(Rows from a dataset of charts and code)
━━━━

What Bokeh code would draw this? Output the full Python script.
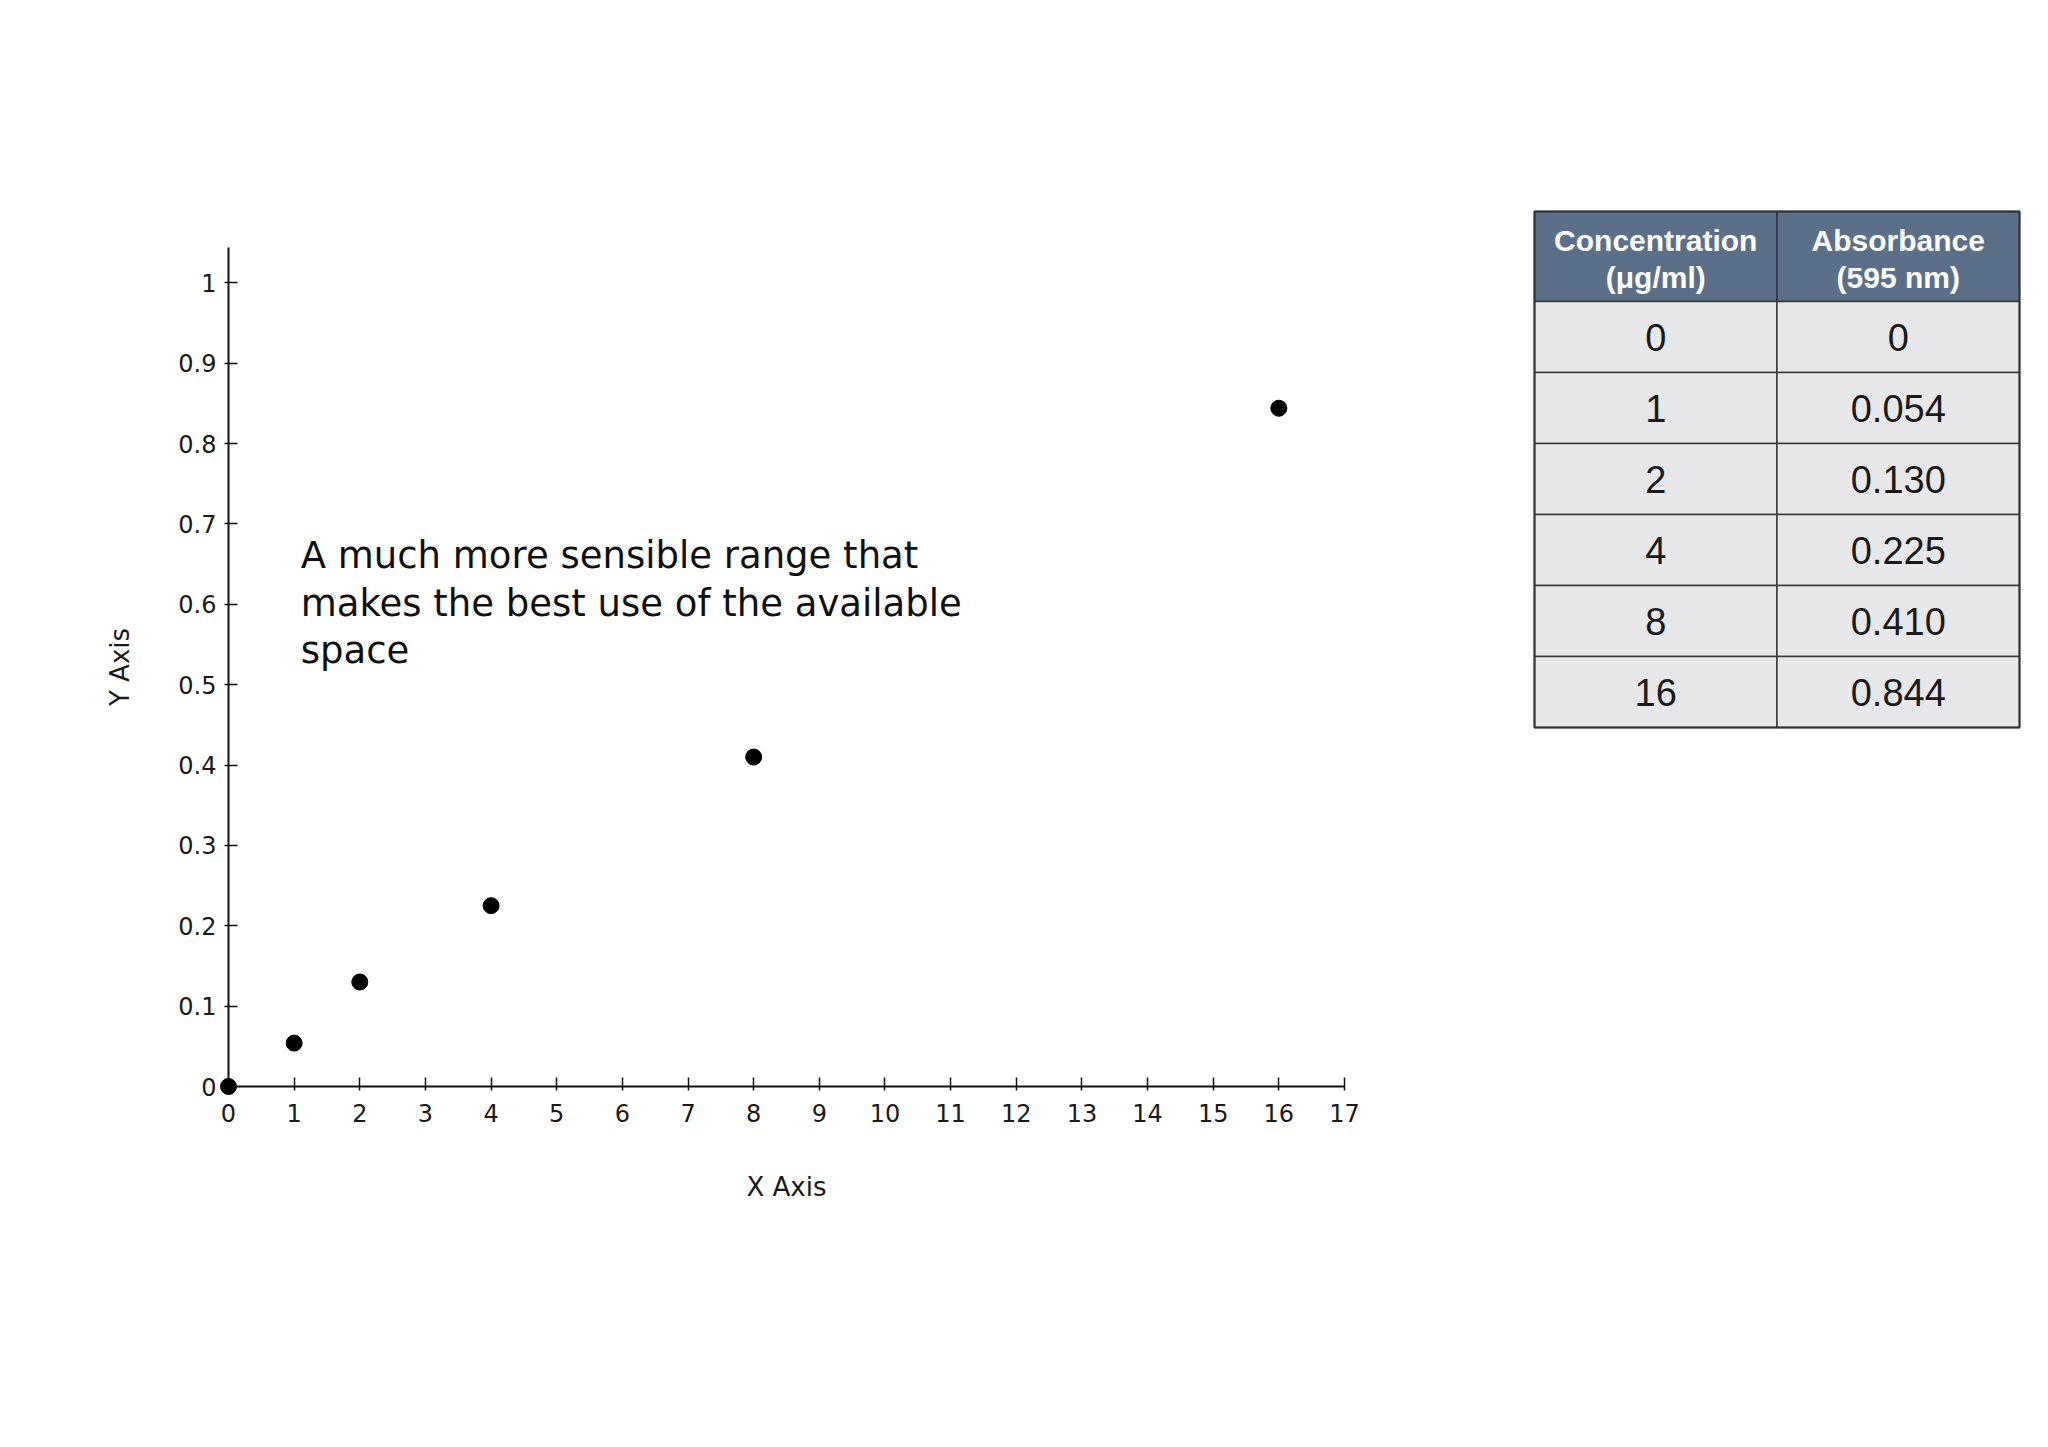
from bokeh.plotting import figure
from bokeh.models import Range1d, FixedTicker
from bokeh.core.properties import value
from bokeh.embed import file_html
from bokeh.resources import INLINE

# ---- data ----
concentration = [0, 1, 2, 4, 8, 16]
absorbance = [0, 0.054, 0.130, 0.225, 0.410, 0.844]
conc_labels = ["0", "1", "2", "4", "8", "16"]
abs_labels = ["0", "0.054", "0.130", "0.225", "0.410", "0.844"]
header_line1 = ["Concentration", "Absorbance"]
header_line2 = ["(\u03bcg/ml)", "(595 nm)"]

x_ticks = [0, 1, 2, 3, 4, 5, 6, 7, 8, 9, 10, 11, 12, 13, 14, 15, 16, 17]
y_ticks = [0, 0.1, 0.2, 0.3, 0.4, 0.5, 0.6, 0.7, 0.8, 0.9, 1.0]
y_tick_labels = ["0", "0.1", "0.2", "0.3", "0.4", "0.5", "0.6", "0.7", "0.8", "0.9", "1"]

x_label = "X Axis"
y_label = "Y Axis"
annotation = "A much more sensible range that\nmakes the best use of the available\nspace"

FONT = "DejaVu Sans"
TFONT = "Liberation Sans"

# ---- layout constants (pixels) ----
W, H = 2031, 1309
BL, BT, BR, BB = 228, 247, 687, 223
frame_w = W - BL - BR
frame_h = H - BT - BB
table_left = 1534
table_top = 211

p = figure(width=W, height=H, output_backend="svg", toolbar_location=None,
           x_range=Range1d(0, 17), y_range=Range1d(0, 1.044),
           min_border_left=BL, min_border_top=BT, min_border_right=BR, min_border_bottom=BB,
           background_fill_color="white", border_fill_color="white", outline_line_color=None)
p.grid.visible = False

p.xaxis.ticker = FixedTicker(ticks=x_ticks)
p.yaxis.ticker = FixedTicker(ticks=y_ticks)
p.yaxis.major_label_overrides = {t: s for t, s in zip(y_ticks, y_tick_labels)}
p.xaxis.axis_label = x_label
p.yaxis.axis_label = y_label

for ax in (p.xaxis, p.yaxis):
    ax.axis_line_width = 2
    ax.axis_line_color = "#111111"
    ax.major_tick_line_width = 1.5
    ax.major_tick_line_color = "#111111"
    ax.major_tick_in = 9
    ax.major_tick_out = 4
    ax.minor_tick_line_color = None
    ax.major_label_text_font = FONT
    ax.major_label_text_font_size = "24px"
    ax.major_label_text_color = "#1a1a1a"
    ax.axis_label_text_font = FONT
    ax.axis_label_text_font_size = "26px"
    ax.axis_label_text_font_style = "normal"
    ax.axis_label_text_color = "#1a1a1a"

p.xaxis.major_label_standoff = 13
p.yaxis.major_label_standoff = 8
p.xaxis.axis_label_standoff = 47
p.yaxis.axis_label_standoff = 40

p.scatter(concentration, absorbance, size=16, color="black", level="overlay")

p.text(x=[1.1], y=[0.687], text=[annotation], text_font=value(FONT), text_font_size="37px",
       text_baseline="top", text_align="left", text_line_height=1.1, text_color="#111111")

# ---- table (pixel-unit ranges, drawn unclipped at overlay level) ----
x0 = -(table_left - BL)
p.extra_x_ranges = {"tx": Range1d(x0, x0 + frame_w)}
y_bottom = (BT + frame_h) - table_top
p.extra_y_ranges = {"ty": Range1d(y_bottom, y_bottom - frame_h)}
tk = dict(x_range_name="tx", y_range_name="ty", level="overlay")

col_w = 242.5
header_h = 90
row_h = 71
n_rows = len(conc_labels)
total_w = 2 * col_w
total_h = header_h + n_rows * row_h

lefts = [0, col_w]
rights = [col_w, total_w]
centers = [col_w / 2, col_w * 1.5]

p.quad(left=lefts, right=rights, top=[0, 0], bottom=[header_h, header_h],
       fill_color="#5b7088", line_color="#2e3640", line_width=1.5, **tk)
p.text(x=centers, y=[header_h / 2 - 16] * 2, text=header_line1, text_font=value(TFONT),
       text_font_size="30px", text_font_style="bold", text_color="white",
       text_align="center", text_baseline="middle", **tk)
p.text(x=centers, y=[header_h / 2 + 21] * 2, text=header_line2, text_font=value(TFONT),
       text_font_size="30px", text_font_style="bold", text_color="white",
       text_align="center", text_baseline="middle", **tk)

cl, cr, ct, cb = [], [], [], []
tx, ty, tt = [], [], []
for i in range(n_rows):
    top = header_h + i * row_h
    for j in range(2):
        cl.append(lefts[j]); cr.append(rights[j]); ct.append(top); cb.append(top + row_h)
    tx += centers
    ty += [top + row_h / 2, top + row_h / 2]
    tt += [conc_labels[i], abs_labels[i]]

p.quad(left=cl, right=cr, top=ct, bottom=cb, fill_color="#e8e8ea",
       line_color="#3a3a3a", line_width=1.5, **tk)
p.text(x=tx, y=ty, text=tt, text_font=value(TFONT), text_font_size="38px",
       text_color="#1a1a1a", text_align="center", text_baseline="middle", **tk)

p.quad(left=[0], right=[total_w], top=[0], bottom=[total_h], fill_color=None,
       line_color="#333333", line_width=2, **tk)

open("out.html", "w").write(file_html(p, INLINE))
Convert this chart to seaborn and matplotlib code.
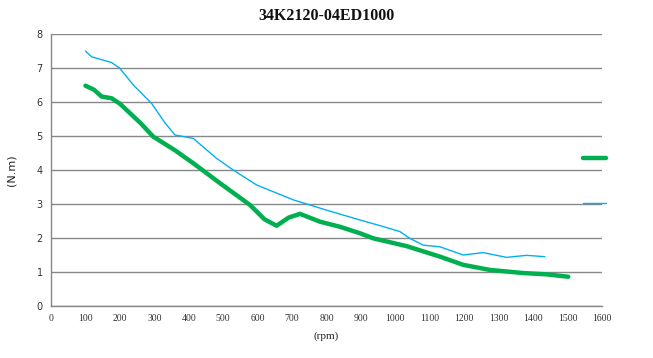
import matplotlib
matplotlib.use("Agg")
import matplotlib.pyplot as plt
import seaborn as sns
import pandas as pd
from matplotlib.lines import Line2D

rpm_green = [100, 125, 147, 176, 200, 220, 260, 297, 360, 413, 491, 578, 620, 655, 690, 723, 781, 839, 897, 936, 1033, 1130, 1197, 1275, 1371, 1440, 1502]
torque_green = [6.48, 6.36, 6.16, 6.11, 5.95, 5.76, 5.38, 4.98, 4.58, 4.2, 3.61, 2.97, 2.55, 2.36, 2.6, 2.71, 2.48, 2.33, 2.14, 1.99, 1.76, 1.45, 1.21, 1.06, 0.97, 0.93, 0.86]

rpm_blue = [100, 118, 176, 200, 239, 292, 330, 360, 413, 481, 529, 597, 704, 800, 897, 960, 1013, 1042, 1081, 1130, 1197, 1255, 1323, 1381, 1434]
torque_blue = [7.5, 7.33, 7.16, 6.99, 6.5, 5.96, 5.4, 5.03, 4.93, 4.34, 4.0, 3.56, 3.12, 2.82, 2.53, 2.35, 2.19, 1.99, 1.79, 1.74, 1.5, 1.57, 1.43, 1.49, 1.45]

x_ticks = list(range(0, 1601, 100))
y_ticks = list(range(0, 9))

sns.set_theme(style="white")
plt.rcParams['font.family'] = ['DejaVu Sans']

fig = plt.figure(figsize=(6.53, 3.58), dpi=100)
ax = fig.add_axes([51/653, (358-306)/358, (602-51)/653, (306-34)/358])

df_g = pd.DataFrame({"rpm": rpm_green, "torque": torque_green})
df_b = pd.DataFrame({"rpm": rpm_blue, "torque": torque_blue})
green = "#00B050"
blue = "#00B0F0"
sns.lineplot(data=df_g, x="rpm", y="torque", ax=ax, color=green, linewidth=3.2, sort=False,
             estimator=None, solid_joinstyle="round", solid_capstyle="round")
sns.lineplot(data=df_b, x="rpm", y="torque", ax=ax, color=blue, linewidth=1.0, sort=False,
             estimator=None, solid_joinstyle="round")

ax.set_xlim(0, 1600)
ax.set_ylim(0, 8)
ax.set_xticks(x_ticks)
ax.set_yticks(y_ticks)
ax.set_xticklabels([str(v) for v in x_ticks], fontsize=7, family="Liberation Serif")
ax.set_yticklabels([str(v) for v in y_ticks], fontsize=7)
ax.tick_params(axis='both', length=0, pad=6, colors="#333333")
ax.yaxis.grid(True, color="#888888", linewidth=1.0)
ax.xaxis.grid(False)
for s in ["top", "right"]:
    ax.spines[s].set_visible(False)
for s in ["left", "bottom"]:
    ax.spines[s].set_color("#888888")
    ax.spines[s].set_linewidth(1.0)
ax.set_axisbelow(True)

ax.set_xlabel("(rpm)", fontsize=8, family="Liberation Serif", labelpad=6, color="#222222")
ax.set_ylabel("(N.m)", fontsize=8, labelpad=14, color="#222222")
fig.text(327/653, 1 - 16/358, "34K2120-04ED1000", ha="center", va="center",
         fontsize=11.5, fontweight="bold", family="Liberation Serif", color="#111111")

handles = [Line2D([0], [0], color=green, lw=3.2), Line2D([0], [0], color=blue, lw=1.0)]
fig.legend(handles, ["", ""], loc="center left", bbox_to_anchor=(569/653, 1 - 181/358),
           frameon=False, handlelength=1.5, labelspacing=1.95, handletextpad=0)

fig.savefig("out.png", dpi=100)
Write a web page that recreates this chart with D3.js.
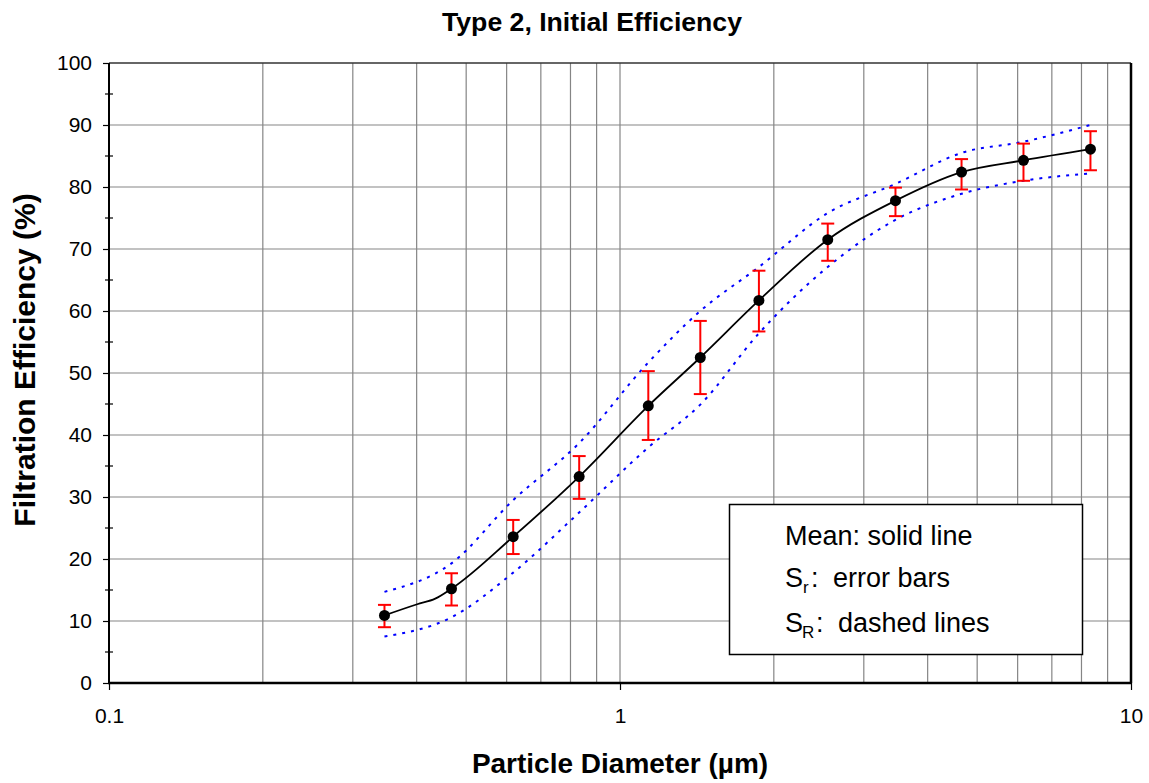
<!DOCTYPE html>
<html>
<head>
<meta charset="utf-8">
<script src="https://cdn.jsdelivr.net/npm/d3@7/dist/d3.min.js"></script>
<style>
  body { margin: 0; background: #fff; }
  svg { display: block; font-family: "Liberation Sans", Arial, Helvetica, sans-serif; }
</style>
</head>
<body>
<svg id="chart" width="1149" height="783"></svg>
<script>
// ---- data ----
const diameters = [0.346, 0.468, 0.618, 0.832, 1.136, 1.436, 1.87, 2.55, 3.46, 4.66, 6.16, 8.33];
const meanEff   = [10.9, 15.2, 23.6, 33.3, 44.7, 52.5, 61.7, 71.5, 77.8, 82.4, 84.3, 86.1];
const errHigh   = [12.6, 17.7, 26.3, 36.6, 50.3, 58.4, 66.5, 74.1, 79.9, 84.5, 87.0, 89.0];
const errLow    = [9.0, 12.5, 20.8, 29.7, 39.2, 46.6, 56.7, 68.1, 75.3, 79.6, 81.0, 82.7];
const upperSR   = [14.7, 19.3, 29.5, 38.7, 51.7, 60.0, 67.1, 75.8, 80.5, 85.5, 87.3, 90.0];
const lowerSR   = [7.5, 10.6, 17.8, 27.5, 38.0, 44.9, 56.4, 67.1, 74.7, 78.9, 81.0, 82.2];
// extra points of the solid mean curve between the first two markers
const meanCurveExtraDiam = [0.401, 0.435];
const meanCurveExtraVal  = [12.7, 13.6];

const xTickValues = [0.1, 1, 10];
const xTickLabels = ["0.1", "1", "10"];
const yTickValues = [0, 10, 20, 30, 40, 50, 60, 70, 80, 90, 100];
const yMinorTicks = [5, 15, 25, 35, 45, 55, 65, 75, 85, 95];

const titleText = "Type 2, Initial Efficiency";
const xLabelText = "Particle Diameter (µm)";
const yLabelText = "Filtration Efficiency (%)";

// ---- layout ----
const L = 109, R = 1131, T = 63, B = 683;
const svg = d3.select("#chart");
const x = d3.scaleLog().domain([0.1, 10]).range([L, R]);
const y = d3.scaleLinear().domain([0, 100]).range([B, T]);

// grid
const g = svg.append("g");
g.selectAll("line.vg").data(x.ticks().filter(d => d > 0.1 && d < 10))
  .join("line").attr("class", "vg")
  .attr("x1", d => x(d)).attr("x2", d => x(d)).attr("y1", T).attr("y2", B)
  .attr("stroke", "#858585").attr("stroke-width", 1.2);
g.selectAll("line.hg").data(yTickValues.filter(d => d > 0 && d < 100))
  .join("line").attr("class", "hg")
  .attr("x1", L).attr("x2", R).attr("y1", d => y(d)).attr("y2", d => y(d))
  .attr("stroke", "#858585").attr("stroke-width", 1.2);

// frame top / right
svg.append("line").attr("x1", L).attr("x2", R).attr("y1", T).attr("y2", T)
  .attr("stroke", "#333").attr("stroke-width", 1.5);
svg.append("line").attr("x1", R).attr("x2", R).attr("y1", T).attr("y2", B)
  .attr("stroke", "#000").attr("stroke-width", 2.5);

// axes
const yAxis = d3.axisLeft(y).tickValues(yTickValues).tickSize(6).tickPadding(11).tickFormat(d3.format("d"));
const ya = svg.append("g").attr("transform", `translate(${L},0)`).call(yAxis);
const xAxis = d3.axisBottom(x).tickValues(xTickValues).tickSize(7).tickPadding(18)
  .tickFormat((d, i) => xTickLabels[i]);
const xa = svg.append("g").attr("transform", `translate(0,${B})`).call(xAxis);
[ya, xa].forEach(a => {
  a.select(".domain").remove();
  a.selectAll(".tick line").attr("stroke", "#000").attr("stroke-width", 1.2);
  a.selectAll(".tick text").attr("fill", "#000").style("font-size", "21px")
    .style("font-family", '"Liberation Sans", Arial, sans-serif');
});
// minor y ticks (crossing)
svg.selectAll("line.ymin").data(yMinorTicks).join("line").attr("class", "ymin")
  .attr("x1", L - 4).attr("x2", L + 4).attr("y1", d => y(d)).attr("y2", d => y(d))
  .attr("stroke", "#000").attr("stroke-width", 1.2);
// axis lines
svg.append("line").attr("x1", L).attr("x2", L).attr("y1", T).attr("y2", B + 1)
  .attr("stroke", "#000").attr("stroke-width", 2);
svg.append("line").attr("x1", L - 1).attr("x2", R).attr("y1", B).attr("y2", B)
  .attr("stroke", "#000").attr("stroke-width", 2.5);

// dashed S_R lines
const pts = diameters.map((d, i) => ({ d, m: meanEff[i], hi: errHigh[i], lo: errLow[i], u: upperSR[i], l: lowerSR[i] }));
const lineU = d3.line().x(p => x(p.d)).y(p => y(p.u)).curve(d3.curveMonotoneX);
const lineL = d3.line().x(p => x(p.d)).y(p => y(p.l)).curve(d3.curveMonotoneX);
[lineU, lineL].forEach(fn => {
  svg.append("path").attr("d", fn(pts)).attr("fill", "none")
    .attr("stroke", "#0000ff").attr("stroke-width", 2).attr("stroke-dasharray", "3,6");
});

// mean curve
const meanCurve = pts.map(p => ({ d: p.d, v: p.m }))
  .concat(meanCurveExtraDiam.map((d, i) => ({ d, v: meanCurveExtraVal[i] })))
  .sort((a, b) => a.d - b.d);
svg.append("path")
  .attr("d", d3.line().x(p => x(p.d)).y(p => y(p.v)).curve(d3.curveMonotoneX)(meanCurve))
  .attr("fill", "none").attr("stroke", "#000").attr("stroke-width", 1.8);

// error bars
const eb = svg.append("g").attr("stroke", "#ff0000").attr("stroke-width", 2);
eb.selectAll("line.v").data(pts).join("line").attr("class", "v")
  .attr("x1", p => x(p.d)).attr("x2", p => x(p.d)).attr("y1", p => y(p.hi)).attr("y2", p => y(p.lo));
eb.selectAll("line.t").data(pts).join("line").attr("class", "t")
  .attr("x1", p => x(p.d) - 6.5).attr("x2", p => x(p.d) + 6.5).attr("y1", p => y(p.hi)).attr("y2", p => y(p.hi));
eb.selectAll("line.b").data(pts).join("line").attr("class", "b")
  .attr("x1", p => x(p.d) - 6.5).attr("x2", p => x(p.d) + 6.5).attr("y1", p => y(p.lo)).attr("y2", p => y(p.lo));

// markers
svg.selectAll("circle.m").data(pts).join("circle").attr("class", "m")
  .attr("cx", p => x(p.d)).attr("cy", p => y(p.m)).attr("r", 5.5).attr("fill", "#000");

// title & axis labels
svg.append("text").attr("x", 592).attr("y", 31).attr("text-anchor", "middle")
  .style("font-weight", "bold").style("font-size", "25px")
  .attr("textLength", 300).attr("lengthAdjust", "spacingAndGlyphs").text(titleText);
svg.append("text").attr("x", 620).attr("y", 773).attr("text-anchor", "middle")
  .style("font-weight", "bold").style("font-size", "28px").text(xLabelText);
svg.append("text").attr("transform", "translate(35,360) rotate(-90)").attr("text-anchor", "middle")
  .style("font-weight", "bold").style("font-size", "30px").text(yLabelText);

// legend box
const lg = svg.append("g");
lg.append("rect").attr("x", 729.5).attr("y", 504.5).attr("width", 353).attr("height", 150)
  .attr("fill", "#fff").attr("stroke", "#000").attr("stroke-width", 1.5);
const lfs = "27px";
lg.append("text").attr("x", 785).attr("y", 545).style("font-size", lfs).text("Mean: solid line");
const t2 = lg.append("text").attr("y", 587).style("font-size", lfs);
t2.append("tspan").attr("x", 785).text("S");
t2.append("tspan").attr("x", 803).attr("dy", 6).style("font-size", "17px").text("r");
t2.append("tspan").attr("x", 811).attr("dy", -6).text(":");
t2.append("tspan").attr("x", 833).text("error bars");
const t3 = lg.append("text").attr("y", 632).style("font-size", lfs);
t3.append("tspan").attr("x", 785).text("S");
t3.append("tspan").attr("x", 802).attr("dy", 6).style("font-size", "17px").text("R");
t3.append("tspan").attr("x", 816).attr("dy", -6).text(":");
t3.append("tspan").attr("x", 838).text("dashed lines");
</script>
</body>
</html>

━━━━

[What to work on] Each line from the top of the material through the line containing "from bokeh.resources import INLINE" should be reproduced exactly; please drop any images.

[Solution below]
What Bokeh code would draw this? Output the full Python script.
from bokeh.plotting import figure
from bokeh.models import Range1d, FixedTicker
from bokeh.core.properties import value
from bokeh.embed import file_html
from bokeh.resources import INLINE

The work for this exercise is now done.